Zugegeben, er hat sich selbst an Direktiven gebunden, auf Grund denen er die Stabilisierungsquote aktivieren wolle. Aber gerade diese Direktiven deprimieren: auf die Freigabe der Stabilisierungsquote soll nur verzichtet werden, wenn die Inflation die für das kommende Jahr prognostizierte 7,5-Prozent-Marke überschreitet. 7,5 Prozent Geldentwertung wird also bereits als „normal“ angesehen, nicht als Anlaß zu staatlichen Anti-Inflationsmaßnahmen betrachtet. Brutaler kann man die totale Kapitulation vor der Inflation nicht mehr darlegen.

Die Sache wird noch komplizierter und unglaubwürdiger dadurch, daß als Kriterium für die Aktivierung des Konjunkturbelebungsbudgets — das bisherige außerordentliche Budget — ein „Konjunkturtief“ angegeben wurde. Was dahinter zu verstehen ist, ob eine echte Rezession oder schon ein leichtes Abflauen der gegenwärtigen Konjunkturüberhitzung — ist mangels genauerer Spezifikationen dem jeweiligen Ermessen des Finanzministers überlassen.

Nun besteht aber durchaus die Möglichkeit, daß Österreich in eine Stagflation — also eine Konjunktur-abschwächung bei gleichzeitiger Fortdauer der Inflation — hineinschlittert. Soll dann die Stabilisierungsquote nicht aktiviert werden, weil die Inflationsrate 7,5 Prozent übersteigt, und das auf sie aufbauende und ohne sie vielfach gar nicht durchführbare Konjunkturbelebungsbudget aber schon, weil die Konjunktur zurückgeht?

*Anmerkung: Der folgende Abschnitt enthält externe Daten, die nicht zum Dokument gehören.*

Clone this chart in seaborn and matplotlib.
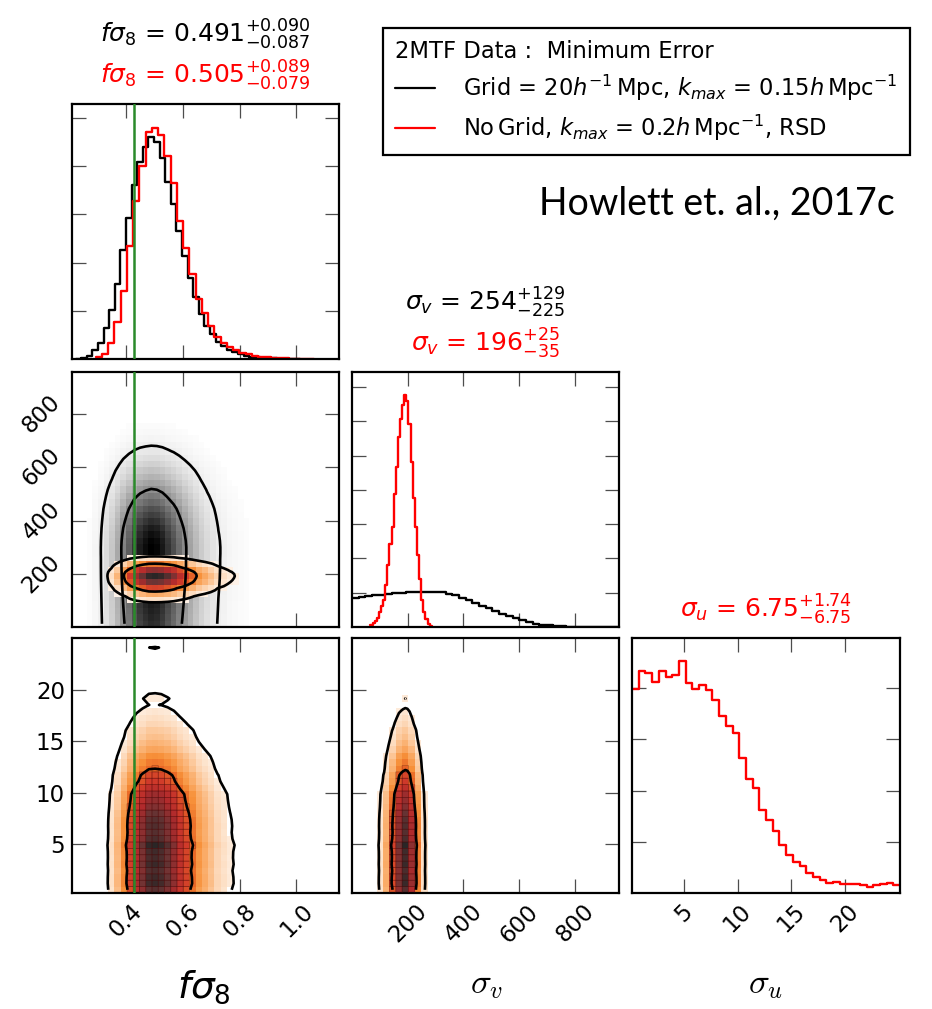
import numpy as np
import pandas as pd
import matplotlib
matplotlib.use("Agg")
import matplotlib.pyplot as plt
import seaborn as sns
from matplotlib.colors import LinearSegmentedColormap
from matplotlib.lines import Line2D

# ------------------------------------------------------------------ data
# f sigma_8 marginal, black chain (Grid = 20 h^-1 Mpc, kmax = 0.15)
fs8_black_edges = np.round(0.223 + 0.0197 * np.arange(41), 4)
fs8_black = [0.01, 0.03, 0.07, 0.18, 0.33, 0.65, 1.02, 1.55, 2.26, 2.92,
             3.60, 4.08, 4.39, 4.60, 4.50, 4.18, 3.68, 3.21, 2.66, 2.13,
             1.68, 1.28, 0.94, 0.69, 0.52, 0.36, 0.27, 0.18, 0.14, 0.10,
             0.07, 0.05, 0.035, 0.025, 0.018, 0.012, 0.008, 0.005, 0.003, 0.002]
# f sigma_8 marginal, red chain (No Grid, kmax = 0.2, RSD)
fs8_red_edges = np.round(0.2936 + 0.022 * np.arange(36), 4)
fs8_red = [0.04, 0.11, 0.34, 0.76, 1.42, 2.35, 3.28, 4.01, 4.70, 4.80,
           4.65, 4.22, 3.66, 2.87, 2.31, 1.76, 1.24, 0.95, 0.69, 0.45,
           0.34, 0.24, 0.18, 0.13, 0.10, 0.07, 0.05, 0.04, 0.03, 0.02,
           0.015, 0.01, 0.008, 0.005, 0.003]
# sigma_v marginal, black chain
sv_black_edges = 24.0 * np.arange(41)
sv_black = [0.86, 0.88, 0.90, 0.92, 0.94, 0.96, 0.98, 1.00, 1.01, 1.02,
            1.02, 1.03, 1.03, 1.01, 0.97, 0.92, 0.85, 0.78, 0.71, 0.62,
            0.54, 0.46, 0.38, 0.31, 0.25, 0.19, 0.14, 0.10, 0.07, 0.045,
            0.03, 0.02, 0.012, 0.007, 0.004, 0.002, 0.001, 0.0, 0.0, 0.0]
# sigma_v marginal, red chain
sv_red_edges = np.round(66.0 + 7.59 * np.arange(30), 2)
sv_red = [0.07, 0.12, 0.17, 0.27, 0.43, 0.61, 0.80, 1.24, 1.80, 2.41,
          2.93, 3.88, 4.66, 5.54, 6.07, 6.49, 6.78, 6.58, 5.93, 4.82,
          3.75, 2.93, 2.10, 1.39, 0.80, 0.43, 0.22, 0.10, 0.04]
# sigma_u marginal, red chain
su_red_edges = np.round(0.21 + 0.6215 * np.arange(41), 4)
su_red = [3.98, 4.34, 4.29, 4.12, 4.34, 4.22, 4.26, 4.54, 4.11, 3.98,
          4.06, 3.97, 3.76, 3.46, 3.26, 3.13, 2.63, 2.23, 2.05, 1.63,
          1.43, 1.22, 0.93, 0.75, 0.61, 0.53, 0.40, 0.32, 0.25, 0.19,
          0.22, 0.18, 0.17, 0.17, 0.16, 0.12, 0.16, 0.17, 0.19, 0.15]

fs8_fiducial = 0.43

titles_black = {0: r"$f\sigma_8$ = $0.491^{+0.090}_{-0.087}$",
                1: r"$\sigma_v$ = $254^{+129}_{-225}$"}
titles_red = {0: r"$f\sigma_8$ = $0.505^{+0.089}_{-0.079}$",
              1: r"$\sigma_v$ = $196^{+25}_{-35}$",
              2: r"$\sigma_u$ = $6.75^{+1.74}_{-6.75}$"}

fs8_ticks = [0.4, 0.6, 0.8, 1.0]
sv_ticks = [200, 400, 600, 800]
su_ticks = [5, 10, 15, 20]
fs8_lim = (0.210, 1.150)
sv_lim = (0.0, 958.0)
su_lim = (0.21, 25.07)

legend_title = "2MTF Data :  Minimum Error"
label_black = r"Grid = $20h^{-1}\,$Mpc, $k_{max}$ = $0.15h\,$Mpc$^{-1}$"
label_red = r"No$\,$Grid, $k_{max}$ = $0.2h\,$Mpc$^{-1}$, RSD"
credit = "Howlett et. al., 2017c"

# ------------------------------------------------------------------ style
sns.set_style("ticks")
plt.rcParams['font.family'] = ['DejaVu Sans']
plt.rcParams['mathtext.fontset'] = 'dejavusans'
for key in ['text.color', 'axes.labelcolor', 'xtick.labelcolor', 'ytick.labelcolor',
            'legend.labelcolor']:
    plt.rcParams[key] = 'black'

W_PX, H_PX = 932, 1009
fig = plt.figure(figsize=(W_PX / 100, H_PX / 100), dpi=100)

cols = [(72, 339), (352, 619), (632, 900)]
rows = [(104, 359), (372, 627), (638, 893)]


def make_ax(r, c):
    x0, x1 = cols[c]
    y0, y1 = rows[r]
    return fig.add_axes([x0 / W_PX, 1 - y1 / H_PX, (x1 - x0) / W_PX, (y1 - y0) / H_PX])


def style(ax):
    for s in ax.spines.values():
        s.set_linewidth(1.6)
        s.set_color('black')
    ax.tick_params(direction='in', length=10, width=0.9, color='0.3',
                   labelcolor='black', top=True, right=True, labelsize=16.5, pad=5)
    ax.set_xlabel('')
    ax.set_ylabel('')


def centers(e):
    e = np.asarray(e, float)
    return 0.5 * (e[:-1] + e[1:])


def levels_for(W, fracs=(0.95, 0.68)):
    flat = np.sort(np.ravel(W))[::-1]
    cs = np.cumsum(flat)
    cs /= cs[-1]
    return sorted(flat[np.searchsorted(cs, f)] for f in fracs)


def hist1d(ax, edges, vals, color):
    df = pd.DataFrame({"v": centers(edges), "w": np.asarray(vals, float)})
    sns.histplot(data=df, x="v", weights="w", bins=[float(e) for e in edges],
                 element='step', fill=False, color=color, linewidth=1.7, ax=ax)


def hist2d(ax, xe, ye, W, cmap, thresh_frac, grid=False):
    xc, yc = centers(xe), centers(ye)
    XX, YY = np.meshgrid(xc, yc, indexing='ij')
    df = pd.DataFrame({"x": XX.ravel(), "y": YY.ravel(), "w": W.ravel()})
    sns.histplot(data=df, x="x", y="y", weights="w",
                 bins=[[float(e) for e in xe], [float(e) for e in ye]],
                 cmap=cmap, thresh=thresh_frac * W.max(), vmin=0, vmax=W.max(),
                 cbar=False, ax=ax)
    if grid:
        # thin dark cell borders in the high-density core
        core = np.ma.masked_less(W, levels_for(W)[1])
        ax.pcolor(np.asarray(xe, float), np.asarray(ye, float), core.T,
                  facecolors='none', edgecolors=(0.3, 0.03, 0.03, 0.4),
                  linewidth=0.5, zorder=3)


def contours(ax, xc, yc, W):
    ax.contour(xc, yc, W.T, levels=levels_for(W),
               colors='black', linewidths=1.9, zorder=5)


grey_cmap = LinearSegmentedColormap.from_list("greys_w", ["#ffffff", "#000000"])
red_cmap = LinearSegmentedColormap.from_list(
    "reds_w", [(0.0, "#ffffff"), (0.06, "#fde3cc"), (0.15, "#fbb77c"),
               (0.26, "#f7913a"), (0.34, "#ea6a26"), (0.48, "#d03a2a"),
               (0.64, "#b02a2c"), (0.82, "#6a3434"), (1.0, "#2a2626")])

fs8_b = np.array(fs8_black)
fs8_r = np.array(fs8_red)
sv_b = np.array(sv_black)
sv_r = np.array(sv_red)
su_r = np.array(su_red)

# coarser sigma_v binning for the red 2D histograms
sv_r_pad = np.append(sv_r, 0.0)
sv_r3 = sv_r_pad.reshape(-1, 3).sum(axis=1)
sv_r3_edges = sv_red_edges[::3]
sv_r3_edges = np.append(sv_r3_edges, sv_r3_edges[-1] + 3 * 7.59)[:len(sv_r3) + 1]

green = '#2a8a2a'

# ------------------------------------------------------------------ diagonal
ax00 = make_ax(0, 0)
hist1d(ax00, fs8_black_edges, fs8_black, 'black')
hist1d(ax00, fs8_red_edges, fs8_red, 'red')
ax00.axvline(fs8_fiducial, color=green, lw=1.8, zorder=10)
ax00.set_xlim(*fs8_lim)
ax00.set_ylim(0, 5.29)
ax00.set_xticks(fs8_ticks)
ax00.set_yticks([1, 2, 3, 4, 5])
style(ax00)
ax00.tick_params(labelbottom=False, labelleft=False)

ax11 = make_ax(1, 1)
hist1d(ax11, sv_black_edges, sv_black, 'black')
hist1d(ax11, sv_red_edges, sv_red, 'red')
ax11.set_xlim(*sv_lim)
ax11.set_ylim(0, 7.44)
ax11.set_xticks(sv_ticks)
ax11.set_yticks([1, 2, 3, 4, 5, 6, 7])
style(ax11)
ax11.tick_params(labelbottom=False, labelleft=False)

ax22 = make_ax(2, 2)
hist1d(ax22, su_red_edges, su_red, 'red')
ax22.set_xlim(*su_lim)
ax22.set_ylim(0, 4.98)
ax22.set_xticks(su_ticks)
ax22.set_yticks([1, 2, 3, 4])
style(ax22)
ax22.tick_params(labelleft=False)
ax22.tick_params(axis='x', labelrotation=45)

# ------------------------------------------------------------------ 2D panels
ax10 = make_ax(1, 0)
Wb = np.outer(fs8_b, sv_b)
hist2d(ax10, fs8_black_edges, sv_black_edges, Wb, grey_cmap, 0.012)
contours(ax10, centers(fs8_black_edges), centers(sv_black_edges), Wb)
Wr = np.outer(fs8_r, sv_r3)
hist2d(ax10, fs8_red_edges, sv_r3_edges, Wr, red_cmap, 0.03)
contours(ax10, centers(fs8_red_edges), centers(sv_red_edges), np.outer(fs8_r, sv_r))
ax10.axvline(fs8_fiducial, color=green, lw=1.8, zorder=10)
ax10.set_xlim(*fs8_lim)
ax10.set_ylim(*sv_lim)
ax10.set_xticks(fs8_ticks)
ax10.set_yticks(sv_ticks)
style(ax10)
ax10.tick_params(labelbottom=False)
ax10.tick_params(axis='y', labelrotation=45)
for lbl in ax10.get_yticklabels():
    lbl.set_va('center')

ax20 = make_ax(2, 0)
Wfu = np.outer(fs8_r, su_r)
hist2d(ax20, fs8_red_edges, su_red_edges, Wfu, red_cmap, 0.045, grid=True)
contours(ax20, centers(fs8_red_edges), centers(su_red_edges), Wfu)
ax20.axvline(fs8_fiducial, color=green, lw=1.8, zorder=10)
ax20.set_xlim(*fs8_lim)
ax20.set_ylim(*su_lim)
ax20.set_xticks(fs8_ticks)
ax20.set_yticks(su_ticks)
style(ax20)
ax20.tick_params(axis='x', labelrotation=45)

ax21 = make_ax(2, 1)
Wvu = np.outer(sv_r3, su_r)
hist2d(ax21, sv_r3_edges, su_red_edges, Wvu, red_cmap, 0.045, grid=True)
contours(ax21, centers(sv_red_edges), centers(su_red_edges), np.outer(sv_r, su_r))
ax21.set_xlim(*sv_lim)
ax21.set_ylim(*su_lim)
ax21.set_xticks(sv_ticks)
ax21.set_yticks(su_ticks)
style(ax21)
ax21.tick_params(labelleft=False)
ax21.tick_params(axis='x', labelrotation=45)

# ------------------------------------------------------------------ titles
diag = {0: ax00, 1: ax11, 2: ax22}
for i, ax in diag.items():
    if i in titles_black:
        ax.annotate(titles_black[i], xy=(0.5, 1.0), xycoords='axes fraction',
                    xytext=(0, 44), textcoords='offset points', ha='center',
                    va='baseline', fontsize=18, color='black')
    ax.annotate(titles_red[i], xy=(0.5, 1.0), xycoords='axes fraction',
                xytext=(0, 15), textcoords='offset points', ha='center',
                va='baseline', fontsize=18, color='red')

# axis labels
fig.text(204 / W_PX, 1 - 987 / H_PX, r"$f\sigma_8$", ha='center', va='center',
         fontsize=27, color='black')
fig.text(487 / W_PX, 1 - 984 / H_PX, r"$\sigma_v$", ha='center', va='center',
         fontsize=25, math_fontfamily='cm', color='black')
fig.text(766 / W_PX, 1 - 984 / H_PX, r"$\sigma_u$", ha='center', va='center',
         fontsize=25, math_fontfamily='cm', color='black')

# legend
handles = [Line2D([], [], color='black', lw=1.6), Line2D([], [], color='red', lw=1.6)]
leg = fig.legend(handles, [label_black, label_red], loc='upper left',
                 bbox_to_anchor=(383 / W_PX, 1 - 28 / H_PX),
                 bbox_transform=fig.transFigure, borderaxespad=0,
                 title=legend_title, fontsize=16.3, title_fontsize=16.3,
                 frameon=True, fancybox=False, edgecolor='black', framealpha=1,
                 handlelength=1.75, handletextpad=1.25, borderpad=0.55,
                 labelspacing=0.42, alignment='left')
leg.get_frame().set_linewidth(1.6)
leg.get_title().set_color('black')

fig.text(895 / W_PX, 1 - 215 / H_PX, credit, ha='right', va='baseline',
         fontsize=27, family=['Lato', 'DejaVu Sans'], color='black')

fig.savefig("out.png", dpi=100)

Vielleicht hat der Finanzminister wieder Glück und die Entscheidung in dieser delikaten Frage bleibt ihm erspart. Im Interesse aller Österreicher wäre es ihm zu wünschen. Sein Budget allerdings leistet keinen Beitrag zur Inflationsbekämpfung und zu einer gesunden Konjunkturpolitik.